**Exercise brief**
Set the data down again, exactly as it reads, but without the pictures.

**Dataset content**
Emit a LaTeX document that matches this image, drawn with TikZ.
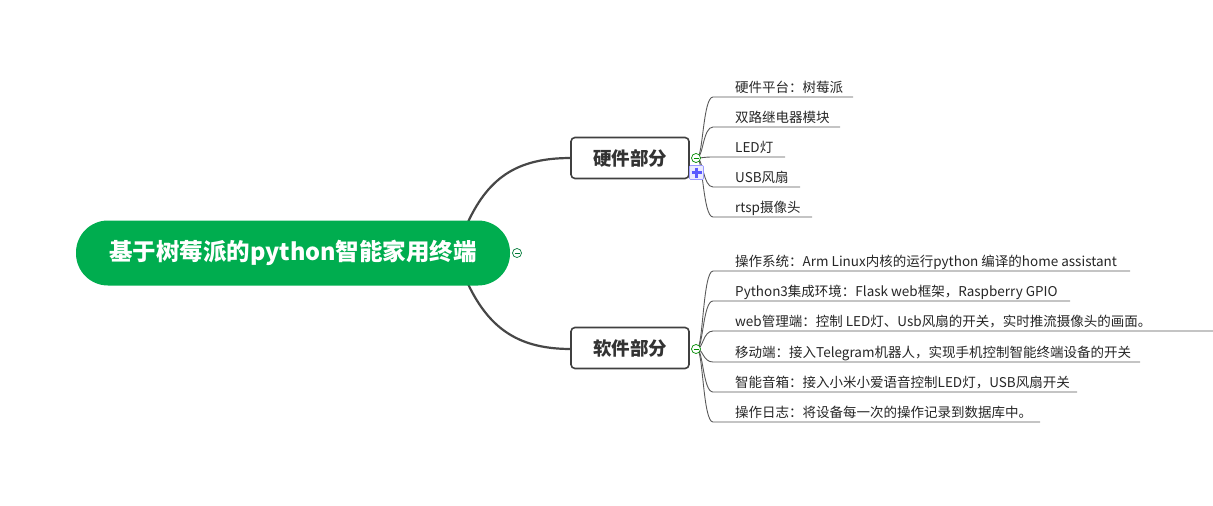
\documentclass[tikz,border=0pt]{standalone}
\usepackage{fontspec}
\setmainfont{Noto Sans CJK SC}
\begin{document}
\begin{tikzpicture}[x=1pt,y=-1pt,
  topic/.style={draw=black!75,line width=1.6pt,rounded corners=4pt,fill=white,minimum width=118pt,minimum height=41pt,font=\fontsize{18.5}{22}\selectfont\bfseries,text=black!80},
  leaf/.style={anchor=base west,inner sep=0pt,font=\fontsize{13.5}{16}\selectfont,text=black!85},
  main/.style={draw=black!72,line width=2.2pt},
  br/.style={draw=black!65,line width=0.9pt}]
\useasboundingbox (0,0) rectangle (1213,506);
\definecolor{rootg}{HTML}{00AD4F}
\draw[main] (468,222) .. controls (490,175) and (520,158) .. (571,158);
\draw[main] (468,284) .. controls (490,330) and (520,349) .. (571,349);
\node[fill=rootg,rounded corners=32pt,minimum width=434pt,minimum height=65pt,text=white,font=\fontsize{23.5}{28}\selectfont\bfseries] (root) at (293,253) {基于树莓派的python智能家用终端};
\draw[draw=rootg!70!black,fill=white,line width=0.7pt] (517,253) circle (4.5) ;
\draw[rootg!70!black,line width=0.8pt] (514.5,253) -- (519.5,253);
\node[topic] (hw) at (630,158) {硬件部分};
\node[topic] (sw) at (630,348) {软件部分};
% hardware leaves
\foreach \y/\e/\t [count=\i] in {97/853/硬件平台：树莓派,127/840/双路继电器模块,157/785/LED灯,187/800/USB风扇,217/812/rtsp摄像头}{
  \coordinate (h\i) at (713,\y);
  \draw[br] (697,158) .. controls (703,158) and (703,\y) .. (h\i) -- (\e,\y);
  \node[leaf] (hl\i) at (735,\y-5) {\t};
}
\foreach \y/\e/\t [count=\i] in {271/1130/操作系统：Arm Linux内核的运行python 编译的home assistant,301/1070/Python3集成环境：Flask web框架，Raspberry GPIO,331/1213/web管理端：控制 LED灯、Usb风扇的开关，实时推流摄像头的画面。,362/1140/移动端：接入Telegram机器人，实现手机控制智能终端设备的开关,392/1077/智能音箱：接入小米小爱语音控制LED灯，USB风扇开关,422/1040/操作日志：将设备每一次的操作记录到数据库中。}{
  \coordinate (s\i) at (713,\y);
  \draw[br] (697,349) .. controls (703,349) and (703,\y) .. (s\i) -- (\e,\y);
  \node[leaf] (sl\i) at (735,\y-5) {\t};
}
% collapse icons
\draw[draw=green!55!black,fill=white,line width=0.7pt] (696,158) circle (4.5);
\draw[green!55!black,line width=0.8pt] (693.5,158) -- (698.5,158);
\draw[draw=blue!40,fill=blue!8,line width=0.6pt,rounded corners=1pt] (689.5,165.5) rectangle (703.5,179.5);
\draw[blue!65,line width=2.4pt] (691.5,172.5) -- (701.5,172.5) (696.5,167.5) -- (696.5,177.5);
\draw[draw=green!55!black,fill=white,line width=0.7pt] (696,349) circle (4.5);
\draw[green!55!black,line width=0.8pt] (693.5,349) -- (698.5,349);
\end{tikzpicture}
\end{document}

**Response to the task**
Emit a LaTeX document that matches this image, drawn with TikZ.
\documentclass[tikz,border=0pt]{standalone}
\usepackage{fontspec}
\setmainfont{Noto Sans CJK SC}
\begin{document}
\begin{tikzpicture}[x=1pt,y=-1pt,
  topic/.style={draw=black!75,line width=1.6pt,rounded corners=4pt,fill=white,minimum width=118pt,minimum height=41pt,font=\fontsize{18.5}{22}\selectfont\bfseries,text=black!80},
  leaf/.style={anchor=base west,inner sep=0pt,font=\fontsize{13.5}{16}\selectfont,text=black!85},
  main/.style={draw=black!72,line width=2.2pt},
  br/.style={draw=black!65,line width=0.9pt}]
\useasboundingbox (0,0) rectangle (1213,506);
\definecolor{rootg}{HTML}{00AD4F}
\draw[main] (468,222) .. controls (490,175) and (520,158) .. (571,158);
\draw[main] (468,284) .. controls (490,330) and (520,349) .. (571,349);
\node[fill=rootg,rounded corners=32pt,minimum width=434pt,minimum height=65pt,text=white,font=\fontsize{23.5}{28}\selectfont\bfseries] (root) at (293,253) {基于树莓派的python智能家用终端};
\draw[draw=rootg!70!black,fill=white,line width=0.7pt] (517,253) circle (4.5) ;
\draw[rootg!70!black,line width=0.8pt] (514.5,253) -- (519.5,253);
\node[topic] (hw) at (630,158) {硬件部分};
\node[topic] (sw) at (630,348) {软件部分};
% hardware leaves
\foreach \y/\e/\t [count=\i] in {97/853/硬件平台：树莓派,127/840/双路继电器模块,157/785/LED灯,187/800/USB风扇,217/812/rtsp摄像头}{
  \coordinate (h\i) at (713,\y);
  \draw[br] (697,158) .. controls (703,158) and (703,\y) .. (h\i) -- (\e,\y);
  \node[leaf] (hl\i) at (735,\y-5) {\t};
}
\foreach \y/\e/\t [count=\i] in {271/1130/操作系统：Arm Linux内核的运行python 编译的home assistant,301/1070/Python3集成环境：Flask web框架，Raspberry GPIO,331/1213/web管理端：控制 LED灯、Usb风扇的开关，实时推流摄像头的画面。,362/1140/移动端：接入Telegram机器人，实现手机控制智能终端设备的开关,392/1077/智能音箱：接入小米小爱语音控制LED灯，USB风扇开关,422/1040/操作日志：将设备每一次的操作记录到数据库中。}{
  \coordinate (s\i) at (713,\y);
  \draw[br] (697,349) .. controls (703,349) and (703,\y) .. (s\i) -- (\e,\y);
  \node[leaf] (sl\i) at (735,\y-5) {\t};
}
% collapse icons
\draw[draw=green!55!black,fill=white,line width=0.7pt] (696,158) circle (4.5);
\draw[green!55!black,line width=0.8pt] (693.5,158) -- (698.5,158);
\draw[draw=blue!40,fill=blue!8,line width=0.6pt,rounded corners=1pt] (689.5,165.5) rectangle (703.5,179.5);
\draw[blue!65,line width=2.4pt] (691.5,172.5) -- (701.5,172.5) (696.5,167.5) -- (696.5,177.5);
\draw[draw=green!55!black,fill=white,line width=0.7pt] (696,349) circle (4.5);
\draw[green!55!black,line width=0.8pt] (693.5,349) -- (698.5,349);
\end{tikzpicture}
\end{document}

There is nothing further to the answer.